I think the short version is that it's not easy, and if you want exact figures, tough, you're not likely to get them.
I think there's still a reasonable amount of sugar left when you drink it. If you doubt that, consider that when you're drinking it, it's all nice and pleasant, but if you leave it to ferment for another few weeks it keeps changing (sugar keeps being used up) and if you leave it a further month or two it will change more, so there is still a reasonable amount of sugar left even well after you could drink it. Whether that's 20% or 50% or even outside that range I don't know, but there's definitely more than 'almost none'. My guess is that more than half the sugar is gone by the time most people would want to drink it.
Testing using specific gravity isn't going to work well I wouldn't think. The specific gravity is going to be affected by alcohol and other things.

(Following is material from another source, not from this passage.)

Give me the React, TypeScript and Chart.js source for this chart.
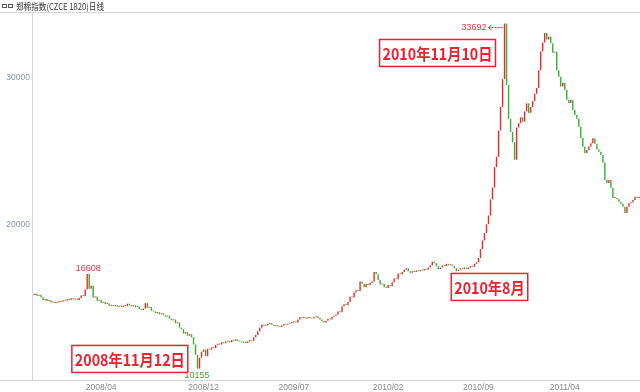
import React, { useEffect, useRef } from "react";
import { Chart, registerables } from "chart.js";
Chart.register(...registerables);

// Daily close of the Zhengzhou cotton index (one value per ~2px)
const closes = [
  15180, 15260, 15120, 15200, 15020, 14820, 14900, 14760, 14820, 14660,
  14700, 14620, 14690, 14760, 14720, 14820, 14780, 14880, 14830, 14950,
  14870, 14920, 14830, 14980, 15150, 15100, 15550, 16608, 15600, 15800,
  15000, 15080, 14780, 14850, 14650, 14700, 14560, 14600, 14450, 14500,
  14420, 14480, 14380, 14440, 14360, 14450, 14420, 14580, 14480, 14400,
  14480, 14350, 14400, 14220, 14150, 14250, 14620, 14300, 14350, 14100,
  14050, 13950, 14000, 13860, 13920, 13800, 13700, 13760, 13560, 13450,
  13500, 13250, 13300, 12950, 12850, 12550, 12650, 12400, 12500, 12300,
  11800, 11100, 10155, 10900, 11300, 11450, 11000, 11500, 11450, 11600,
  11550, 11770, 11850, 11800, 11950, 11880, 12000, 12050, 11950, 12100,
  12050, 12150, 12050, 12000, 11920, 11980, 11900, 12000, 12100, 12050,
  12300, 12450, 12700, 12950, 13150, 13080, 13120, 13200, 13250, 13150,
  13080, 13120, 13050, 13000, 13100, 13200, 13150, 13220, 13260, 13300,
  13350, 13300, 13500, 13650, 13600, 13640, 13580, 13650, 13600, 13580,
  13650, 13720, 13600, 13500, 13400, 13300, 13420, 13550, 13500, 13700,
  13750, 13850, 14050, 14000, 14400, 14550, 14500, 14700, 15050, 15000,
  15350, 15500, 15450, 16100, 15950, 15700, 15950, 15850, 16000, 16100,
  16750, 16600, 16200, 15900, 15950, 15700, 15650, 15850, 15780, 16050,
  16300, 16250, 16650, 16600, 16750, 16900, 17000, 16800, 16700, 16800,
  16750, 16850, 16800, 16880, 16850, 16950, 16900, 17050, 17200, 17450,
  17350, 17150, 16950, 17050, 17200, 17150, 17300, 17200, 17250, 17150,
  17000, 16800, 16900, 17000, 16950, 17050, 16950, 17050, 17150, 17100,
  17300, 17400, 17700, 18300, 18900, 19400, 20000, 20600, 21700, 22500,
  23900, 24600, 26400, 28000, 29900, 33692, 29500, 27200, 26300, 25600,
  24400, 26600, 26900, 27300, 27000, 27700, 28250, 27600, 28000, 28400,
  28900, 29300, 30500, 31800, 32400, 33050, 32600, 32800, 32350, 31700,
  31770, 30500, 30070, 29390, 29640, 29160, 28500, 28275, 28480, 27800,
  27460, 27200, 26660, 25890, 25290, 24870, 25070, 25300, 25530, 25870,
  25500, 25100, 24950, 24730, 24200, 23020, 22820, 23020, 22500, 21800,
  21800, 21700, 21540, 21400, 21200, 20770, 21200, 21430, 21500, 21650,
  21880, 21800, 21880,
];

const tickIndex = [34, 85, 130, 177, 222, 265];
const tickText = ["2008/04", "2008/12", "2009/07", "2010/02", "2010/09", "2011/04"];
const yTicks = [20000, 30000];

const markIndex = [27, 82, 235];

const noteText = ["2008年11月12日", "2010年11月10日", "2010年8月"];
const noteIndex = [48.25, 201.6, 227.5];
const noteValue = [10815, 31685, 15726];

const title = "郑棉指数(CZCE 1820)日线";

const UP = "rgba(240,0,0,0.85)";
const DOWN = "rgba(0,155,0,0.8)";

export default function App() {
  const ref = useRef<HTMLCanvasElement | null>(null);

  useEffect(() => {
    const canvas = ref.current;
    if (!canvas) return;
    const labels = closes.map((_, i) => String(i));
    const bodies = closes.map((c, i) => [i === 0 ? c : closes[i - 1], c]);
    const colors = closes.map((c, i) => (i === 0 || c >= closes[i - 1] ? UP : DOWN));

    const overlay = {
      id: "overlay",
      afterDraw(chart: any) {
        const { ctx, chartArea, scales } = chart;
        const x = scales.x;
        const y = scales.y;
        const W = chart.width;
        ctx.save();
        // frame lines
        ctx.strokeStyle = "#d6d6d6";
        ctx.lineWidth = 1;
        ctx.beginPath();
        ctx.moveTo(0, chartArea.top + 0.5);
        ctx.lineTo(W, chartArea.top + 0.5);
        ctx.moveTo(0, chartArea.bottom - 0.5);
        ctx.lineTo(W, chartArea.bottom - 0.5);
        ctx.moveTo(chartArea.left + 0.5, chartArea.top);
        ctx.lineTo(chartArea.left + 0.5, chartArea.bottom);
        ctx.stroke();

        // title
        ctx.strokeStyle = "#555";
        ctx.strokeRect(2.5, 4.5, 4, 3);
        ctx.strokeRect(8.5, 4.5, 4, 3);
        ctx.fillStyle = "#333";
        ctx.font = '9px "Noto Sans CJK SC", sans-serif';
        ctx.textAlign = "left";
        ctx.textBaseline = "middle";
        ctx.fillText(title, 16, 6.5, 88);

        // extreme marks
        let maxI = 0;
        let minI = 0;
        closes.forEach((c, i) => {
          if (c > closes[maxI]) maxI = i;
          if (c < closes[minI]) minI = i;
        });
        ctx.font = '9px "Liberation Sans", Arial, sans-serif';
        markIndex.forEach((i) => {
          const v = closes[i];
          const px = x.getPixelForValue(i);
          const py = y.getPixelForValue(v);
          if (i === minI) {
            ctx.fillStyle = "#3aa83a";
            ctx.textAlign = "center";
            ctx.textBaseline = "middle";
            ctx.fillText(String(v), px - 0.5, py + 7);
          } else if (i === maxI) {
            ctx.fillStyle = "#ee3344";
            ctx.strokeStyle = "#ee3344";
            ctx.textAlign = "right";
            ctx.textBaseline = "middle";
            const ty = py + 3.5;
            ctx.fillText(String(v), px - 18, ty);
            ctx.setLineDash([2, 1]);
            ctx.beginPath();
            ctx.moveTo(px - 16, ty + 0.5);
            ctx.lineTo(px - 1, ty + 0.5);
            ctx.stroke();
            ctx.setLineDash([]);
            ctx.beginPath();
            ctx.moveTo(px - 13, ty - 2);
            ctx.lineTo(px - 16, ty + 0.5);
            ctx.lineTo(px - 13, ty + 3);
            ctx.stroke();
          } else {
            ctx.fillStyle = "#ee3344";
            ctx.textAlign = "center";
            ctx.textBaseline = "middle";
            ctx.fillText(String(v), px + 1, py - 5.5);
          }
        });

        // annotation boxes
        ctx.font = 'bold 16px "Noto Sans CJK SC", sans-serif';
        const sx = 0.89;
        noteText.forEach((t, k) => {
          const cx = x.getPixelForValue(noteIndex[k]);
          const cy = y.getPixelForValue(noteValue[k]);
          const tw = ctx.measureText(t).width * sx;
          const bw = tw + 6;
          const bh = 27;
          ctx.fillStyle = "#ffffff";
          ctx.fillRect(cx - bw / 2, cy - bh / 2, bw, bh);
          ctx.strokeStyle = "#ea2330";
          ctx.lineWidth = 1.5;
          ctx.strokeRect(cx - bw / 2, cy - bh / 2, bw, bh);
          ctx.fillStyle = "#ea2330";
          ctx.textAlign = "center";
          ctx.textBaseline = "middle";
          ctx.save();
          ctx.translate(cx, cy + 1);
          ctx.scale(sx, 1);
          ctx.fillText(t, 0, 0);
          ctx.restore();
        });
        ctx.restore();
      },
    };

    const chart = new Chart(canvas, {
      type: "bar",
      data: {
        labels,
        datasets: [
          {
            data: bodies as any,
            backgroundColor: colors,
            borderWidth: 0,
            barPercentage: 0.7,
            categoryPercentage: 1,
            minBarLength: 1,
          },
        ],
      },
      options: {
        responsive: false,
        animation: false,
        layout: { padding: { top: 12, left: 0, right: 0, bottom: 0 } },
        plugins: { legend: { display: false }, tooltip: { enabled: false } },
        scales: {
          x: {
            type: "category",
            grid: { display: false, drawTicks: false },
            border: { display: false },
            afterFit(axis: any) {
              axis.height = 11;
            },
            afterBuildTicks(axis: any) {
              axis.ticks = tickIndex.map((v) => ({ value: v }));
            },
            ticks: {
              autoSkip: false,
              maxRotation: 0,
              padding: 1.5,
              color: "#8a8a8a",
              font: { size: 8.5, family: '"Liberation Sans", Arial, sans-serif' },
              callback: (value: any) => {
                const k = tickIndex.indexOf(Number(value));
                return k >= 0 ? tickText[k] : "";
              },
            },
          },
          y: {
            min: 9310,
            max: 34480,
            grid: { display: false, drawTicks: false },
            border: { display: false },
            afterFit(axis: any) {
              axis.width = 32;
            },
            afterBuildTicks(axis: any) {
              axis.ticks = yTicks.map((v) => ({ value: v }));
            },
            ticks: {
              padding: 2,
              color: "#8595a8",
              font: { size: 8.5, family: '"Liberation Sans", Arial, sans-serif' },
              callback: (value: any) => String(value),
            },
          },
        },
      },
      plugins: [overlay],
    });
    return () => chart.destroy();
  }, []);

  return (
    <div style={{ position: "fixed", left: 0, top: 0, width: 640, height: 392, background: "#fff" }}>
      <canvas ref={ref} width={640} height={392} style={{ width: 640, height: 392 }} />
    </div>
  );
}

With multiple things affecting the specific gravity you have no way to quantify how much any one specific thing is doing.
As for alcohol, I've never felt at all intoxicated from it, even when I've consumed close to a litre/quart. I'm making no more than a poorly-educated guess here, but I believe alcohol peaks early, would probably usually not get to more than 1-2%, and by the time you're drinking it would be about 0.2% That's largely guesswork. Sometimes I can smell the cultures getting alcoholic early in, sometimes not. I assume/guess that sometimes the yeast kicks in quickly and the bacteria takes a while to catch up, and other times the bacteria does a better job of keeping up. I've never tried drinking more than about a shot glass of the alcoholic-smelling early stage kombuchas because they're just too sweet.